- [PROMPT]: Repeat everything from the first line of the listing below through the line that contains "import pandas as pd", exactly. Leave out pictures.

- [SOURCE EXCERPT]:
▬▬▬▬▬▬▬▬▬▬

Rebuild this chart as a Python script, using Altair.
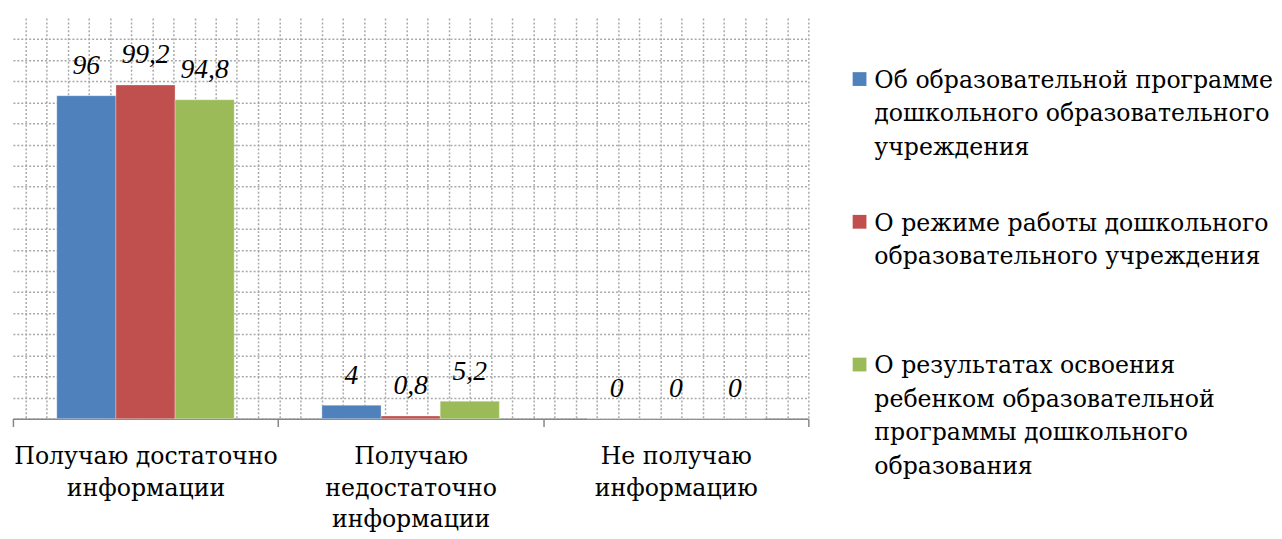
import altair as alt
import pandas as pd

categories = ["Получаю достаточно информации",
              "Получаю недостаточно информации",
              "Не получаю информацию"]
category_lines = [["Получаю достаточно", "информации"],
                  ["Получаю", "недостаточно", "информации"],
                  ["Не получаю", "информацию"]]
series = ["Об образовательной программе дошкольного образовательного учреждения",
          "О режиме работы дошкольного образовательного учреждения",
          "О результатах освоения ребенком образовательной программы дошкольного образования"]
series_lines = [["Об образовательной программе", "дошкольного образовательного", "учреждения"],
                ["О режиме работы дошкольного", "образовательного учреждения"],
                ["О результатах освоения", "ребенком образовательной", "программы дошкольного", "образования"]]
values = [[96, 4, 0],
          [99.2, 0.8, 0],
          [94.8, 5.2, 0]]
colors = ["#4F81BD", "#C0504D", "#9BBB59"]

FONT = "DejaVu Serif"
FONT_IT = "Liberation Serif"
YMAX = 119.1

rows = []
for si, s in enumerate(series):
    for ci, c in enumerate(categories):
        v = values[si][ci]
        rows.append({"cat": c, "ser": s, "val": v, "lab": f"{v:g}".replace(".", ",")})
df = pd.DataFrame(rows)

# multi-line axis labels
expr = "''"
for c, lines in reversed(list(zip(categories, category_lines))):
    arr = "[" + ",".join("'" + l + "'" for l in lines) + "]"
    expr = f"datum.value == '{c}' ? {arr} : ({expr})"

color_scale = alt.Scale(domain=series, range=colors)

xenc = alt.X("cat:N", sort=categories,
             scale=alt.Scale(paddingInner=0, paddingOuter=0),
             axis=alt.Axis(title=None, labelAngle=0, grid=False, labelExpr=expr,
                           labelFont=FONT, labelFontSize=24, labelLineHeight=32,
                           labelColor="#000000", labelPadding=19,
                           domainColor="#868686", domainWidth=1.5,
                           tickColor="#868686", tickWidth=1.5, tickSize=8,
                           tickBand="extent", labelLimit=400))
xoff = alt.XOffset("ser:N", sort=series, scale=alt.Scale(paddingInner=0, paddingOuter=0.742))
yenc = alt.Y("val:Q", scale=alt.Scale(domain=[0, YMAX], nice=False, zero=True),
             axis=alt.Axis(title=None, labels=False, ticks=False, domain=False, grid=True,
                           values=[YMAX * i / 19 for i in range(20)],
                           gridColor="#a8a8a8", gridDash=[2, 2], gridWidth=1.5))

base = alt.Chart(df).encode(x=xenc, xOffset=xoff, y=yenc)
bars = base.mark_bar(stroke="#ffffff", strokeWidth=0.5, strokeOpacity=0.6).encode(
    color=alt.Color("ser:N", scale=color_scale, legend=None),
)
texts = base.mark_text(font=FONT_IT, fontSize=28, fontStyle="italic",
                       baseline="bottom", dy=-16, color="#000000").encode(text="lab:N")
barlayer = alt.layer(bars, texts)

grid_df = pd.DataFrame({"gx": [0, 808]})
vgrid = alt.Chart(grid_df).mark_point(opacity=0).encode(
    x=alt.X("gx:Q", scale=alt.Scale(domain=[0, 808], nice=False, zero=False),
            axis=alt.Axis(orient="top", title=None, labels=False, ticks=False, domain=False,
                          grid=True, values=[12.5 + 21.5 * k for k in range(38)],
                          gridColor="#a8a8a8", gridDash=[2, 2], gridWidth=1.5)),
)

main = alt.layer(vgrid, barlayer).resolve_scale(x="independent").properties(
    width=808, height=407)

leg_df = pd.DataFrame({"ser": series, "txt": ["\n".join(l) for l in series_lines]})
ly = alt.Y("ser:N", scale=alt.Scale(type="point", domain=series, range=[62, 352], padding=0),
           axis=None)
squares = alt.Chart(leg_df).mark_square(size=196, opacity=1).encode(
    x=alt.value(7), y=ly, color=alt.Color("ser:N", scale=color_scale, legend=None))
ltext = alt.Chart(leg_df).mark_text(align="left", baseline="alphabetic", dy=9, lineBreak="\n",
                                    font=FONT, fontSize=24, lineHeight=34, color="#000000").encode(
    x=alt.value(22), y=ly, text="txt:N")
legend = alt.layer(squares, ltext).properties(width=400, height=407)

chart = alt.hconcat(main, legend, spacing=42).properties(
    padding={"left": 2, "top": 6, "right": 0, "bottom": 0}
).configure(background="#ffffff").configure_view(strokeWidth=0, stroke="transparent")

chart.save("out.html", embed_options={"renderer": "svg", "actions": False})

▬▬▬▬▬▬▬▬▬▬

- [RESPONSE TO THIS EXERCISE]:
Rebuild this chart as a Python script, using Altair.
import altair as alt
import pandas as pd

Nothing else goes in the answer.